Only the lines from the start of the data through the line with "382, 382, 381, 373.5, 363, 340.6]" belong in the copy. Restate them word for word, minus the pictures.

[Supplied records start]

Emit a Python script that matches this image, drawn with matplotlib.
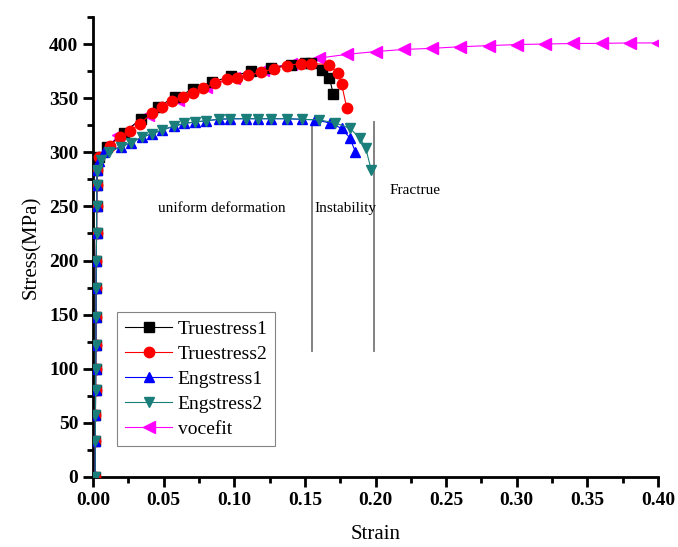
import matplotlib.pyplot as plt
from matplotlib.ticker import MultipleLocator

plt.rcParams['font.family'] = ['Liberation Serif', 'DejaVu Serif']

# elastic part, shared by all four measured curves
elastic_strain = [0.0015, 0.0016, 0.0017, 0.0018, 0.0019, 0.0020, 0.0021,
                  0.0022, 0.0023, 0.0025, 0.0026, 0.0027, 0.0030]
elastic_stress = [0, 33, 57, 80, 100, 122, 148, 175, 200, 225, 250, 270, 284]

true1_strain = [0.004, 0.010, 0.022, 0.034, 0.046, 0.058, 0.071, 0.084, 0.098,
                0.112, 0.126, 0.140, 0.150, 0.1545, 0.162, 0.1674, 0.170]
true1_stress = [296, 305, 318, 331, 342, 351, 358, 365, 370,
                375, 378, 381, 382.5, 382.7, 376, 369, 354]

true2_strain = [0.004, 0.012, 0.019, 0.026, 0.033, 0.0416, 0.0487, 0.0558, 0.0635,
                0.0707, 0.078, 0.0865, 0.0948, 0.102, 0.110, 0.119, 0.128, 0.137,
                0.147, 0.154, 0.1669, 0.1733, 0.176, 0.1797]
true2_stress = [296, 306, 314, 320, 326, 336, 342, 347, 351,
                355, 359, 363.7, 367.4, 369, 371, 374, 377, 380,
                382, 382, 381, 373.5, 363, 340.6]

eng1_strain = [0.004, 0.008, 0.0196, 0.027, 0.0345, 0.0416, 0.049, 0.057, 0.0645,
               0.072, 0.080, 0.089, 0.097, 0.108, 0.117, 0.126, 0.137, 0.148,
               0.157, 0.168, 0.176, 0.182, 0.1858]
eng1_stress = [292, 300, 305, 309, 314, 317, 320.6, 324, 326.6,
               328, 329, 330.5, 331, 331, 331, 331, 331, 330.4,
               330, 327, 322, 313, 300]

eng2_strain = [0.003, 0.006, 0.011, 0.0196, 0.027, 0.0345, 0.0416, 0.049, 0.057,
               0.0645, 0.072, 0.080, 0.089, 0.097, 0.108, 0.117, 0.126, 0.137,
               0.148, 0.160, 0.1716, 0.182, 0.189, 0.193, 0.197]
eng2_stress = [283, 293, 300, 305, 309, 314, 317, 320.6, 324,
               326.6, 328, 329, 330.5, 330.8, 331, 331, 331, 331,
               330.4, 330, 327, 322, 313, 304, 283.6]

voce_strain = [0.002, 0.018, 0.039, 0.060, 0.080, 0.100, 0.120, 0.140, 0.160,
               0.180, 0.200, 0.220, 0.240, 0.260, 0.280, 0.300, 0.320, 0.340,
               0.360, 0.380, 0.400]
voce_stress = [291, 316, 334, 348, 360, 369, 376, 382, 387,
               390.5, 393, 395, 396, 397.5, 398.5, 399.5, 400, 400.5,
               400.6, 401, 401]

series = [
    ("Truestress1", true1_strain, true1_stress, 'black', 's'),
    ("Truestress2", true2_strain, true2_stress, 'red', 'o'),
    ("Engstress1", eng1_strain, eng1_stress, 'blue', '^'),
    ("Engstress2", eng2_strain, eng2_stress, '#1a7f7a', 'v'),
]

fig = plt.figure(figsize=(6.78, 5.47), dpi=100)
ax = fig.add_axes([0.1372, 0.128, 0.8333, 0.841])

handles = []
vh, = ax.plot(voce_strain, voce_stress, color='magenta', marker='<', ms=8.5,
              lw=0.8, label='vocefit', zorder=2)
for i, (name, xs, ys, c, m) in enumerate(series):
    h, = ax.plot(elastic_strain + xs, elastic_stress + ys, color=c, marker=m,
                 ms=7.5, lw=0.8, label=name, zorder=3 + i)
    handles.append(h)
handles.append(vh)

# region boundaries
ax.plot([0.1551, 0.1551], [116, 327], color='#777777', lw=1.3, zorder=1)
ax.plot([0.1986, 0.1986], [116, 328], color='#777777', lw=1.3, zorder=1)
ax.text(0.0915, 248, 'uniform deformation', ha='center', va='center', fontsize=11)
ax.text(0.1565, 248, 'Instability', ha='left', va='center', fontsize=11)
ax.text(0.2277, 265, 'Fractrue', ha='center', va='center', fontsize=11)

ax.set_xlim(0, 0.40)
ax.set_ylim(0, 425)
ax.xaxis.set_minor_locator(MultipleLocator(0.025))
ax.yaxis.set_major_locator(MultipleLocator(50))
ax.yaxis.set_minor_locator(MultipleLocator(25))
ax.set_xticks([0, 0.05, 0.10, 0.15, 0.20, 0.25, 0.30, 0.35, 0.40])
ax.set_xticklabels(['0.00', '0.05', '0.10', '0.15', '0.20', '0.25', '0.30', '0.35', '0.40'])
ax.tick_params(which='major', direction='out', length=7, width=2, labelsize=14)
ax.tick_params(which='minor', direction='out', length=4, width=2)
for lab in ax.get_xticklabels() + ax.get_yticklabels():
    lab.set_fontweight('bold')
for s in ('top', 'right'):
    ax.spines[s].set_visible(False)
for s in ('left', 'bottom'):
    ax.spines[s].set_linewidth(2)

ax.set_xlabel('Strain', fontsize=15, labelpad=12)
ax.set_ylabel('Stress(MPa)', fontsize=15, labelpad=6)

leg = ax.legend(handles=handles, loc='lower left', bbox_to_anchor=(0.026, 0.047),
                fontsize=14, frameon=True, fancybox=False, edgecolor='#666666',
                handlelength=2.4, labelspacing=0.38, borderpad=0.4, handletextpad=0.3)
leg.get_frame().set_linewidth(0.8)

fig.savefig('out.png', dpi=100)
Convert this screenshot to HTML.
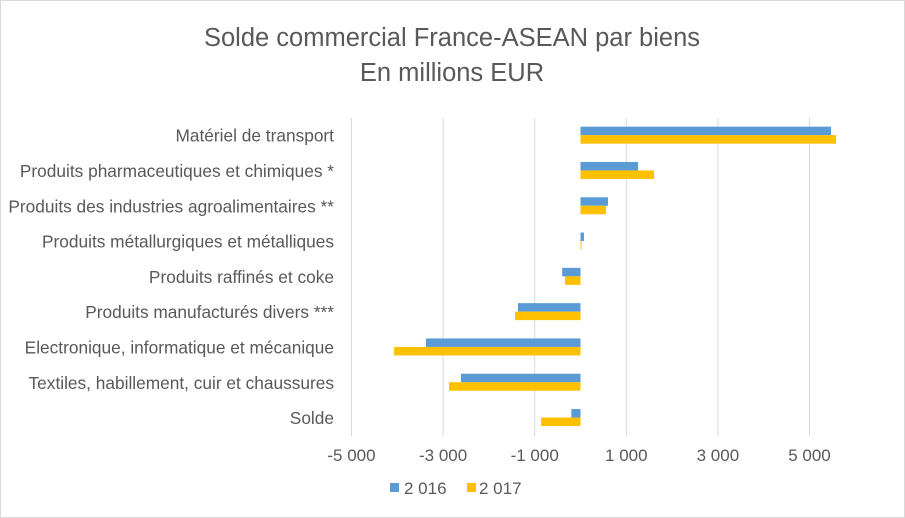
<!DOCTYPE html>
<html><head><meta charset="utf-8"><style>
html,body{margin:0;padding:0;background:#fff;}
svg{display:block;font-family:"Liberation Sans",sans-serif;}
</style></head><body>
<svg id="chart" width="905" height="518">
<rect x="0.5" y="0.5" width="904" height="517" fill="#fff" stroke="#d9d9d9"/>
<text x="452" y="46" text-anchor="middle" font-size="25.5" fill="#595959">Solde commercial France-ASEAN par biens</text>
<text x="452" y="81" text-anchor="middle" font-size="25.5" fill="#595959">En millions EUR</text>
<g id="grid"></g><g id="bars"></g><g id="cats"></g><g id="ticks"></g>
<g>
<rect x="390" y="483" width="9" height="9" fill="#5B9BD5"/>
<text x="404" y="494" font-size="17" fill="#595959">2 016</text>
<rect x="467" y="483" width="9" height="9" fill="#FFC000"/>
<text x="479" y="494" font-size="17" fill="#595959">2 017</text>
</g>
</svg>
<script>
const categories=["Matériel de transport","Produits pharmaceutiques et chimiques *","Produits des industries agroalimentaires **","Produits métallurgiques et métalliques","Produits raffinés et coke","Produits manufacturés divers ***","Electronique, informatique et mécanique","Textiles, habillement, cuir et chaussures","Solde"];
const values2016=[5470,1255,600,75,-400,-1365,-3375,-2610,-200];
const values2017=[5580,1605,555,20,-340,-1430,-4070,-2870,-860];
const tickValues=[-5000,-3000,-1000,1000,3000,5000];
const tickLabels=["-5 000","-3 000","-1 000","1 000","3 000","5 000"];
const NS="http://www.w3.org/2000/svg";
const x=v=>580.5+v*0.0458;
const rowTop=118,rowH=35.3,plotBottom=436;
const y=i=>rowTop+i*rowH;
function mk(tag,attrs,parent){const e=document.createElementNS(NS,tag);for(const k in attrs)e.setAttribute(k,attrs[k]);document.getElementById(parent).appendChild(e);return e;}
tickValues.forEach((t,i)=>{
 const g=mk('line',{x1:x(t),x2:x(t),y1:rowTop,y2:plotBottom,stroke:'#d9d9d9','stroke-width':1},'grid');
 
 
 const l=mk('text',{x:x(t),y:461,'text-anchor':'middle','font-size':17,fill:'#595959'},'ticks');
 l.textContent=tickLabels[i];
 
 
});
categories.forEach((c,i)=>{
 const c0=y(i)+rowH/2;
 const t=mk('text',{x:334,y:c0+6,'text-anchor':'end','font-size':17.3,fill:'#595959'},'cats');
 t.textContent=c;
 
 
 [[values2016[i],'#5B9BD5',c0-9],[values2017[i],'#FFC000',c0-0.5]].forEach(([v,col,yy],k)=>{
  const b=mk('rect',{x:Math.min(x(0),x(v)),y:yy,width:Math.max(1,Math.abs(x(v)-x(0))),height:8.5,fill:col},'bars');
  
  
 });
});
</script>
</body></html>
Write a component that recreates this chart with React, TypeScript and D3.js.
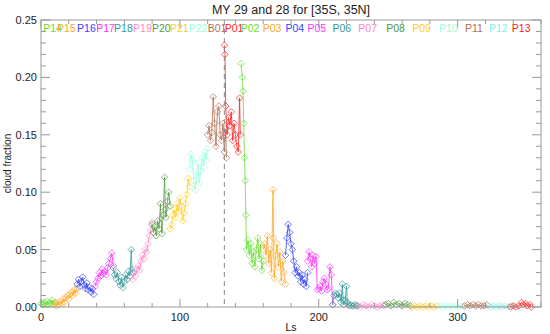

[Supplied records end]

### The completed task
Emit a Python script that matches this image, drawn with matplotlib.
import matplotlib.pyplot as plt
from matplotlib.ticker import MultipleLocator

plt.rcParams['font.family'] = ['Liberation Serif', 'DejaVu Serif']

# elastic part, shared by all four measured curves
elastic_strain = [0.0015, 0.0016, 0.0017, 0.0018, 0.0019, 0.0020, 0.0021,
                  0.0022, 0.0023, 0.0025, 0.0026, 0.0027, 0.0030]
elastic_stress = [0, 33, 57, 80, 100, 122, 148, 175, 200, 225, 250, 270, 284]

true1_strain = [0.004, 0.010, 0.022, 0.034, 0.046, 0.058, 0.071, 0.084, 0.098,
                0.112, 0.126, 0.140, 0.150, 0.1545, 0.162, 0.1674, 0.170]
true1_stress = [296, 305, 318, 331, 342, 351, 358, 365, 370,
                375, 378, 381, 382.5, 382.7, 376, 369, 354]

true2_strain = [0.004, 0.012, 0.019, 0.026, 0.033, 0.0416, 0.0487, 0.0558, 0.0635,
                0.0707, 0.078, 0.0865, 0.0948, 0.102, 0.110, 0.119, 0.128, 0.137,
                0.147, 0.154, 0.1669, 0.1733, 0.176, 0.1797]
true2_stress = [296, 306, 314, 320, 326, 336, 342, 347, 351,
                355, 359, 363.7, 367.4, 369, 371, 374, 377, 380,
                382, 382, 381, 373.5, 363, 340.6]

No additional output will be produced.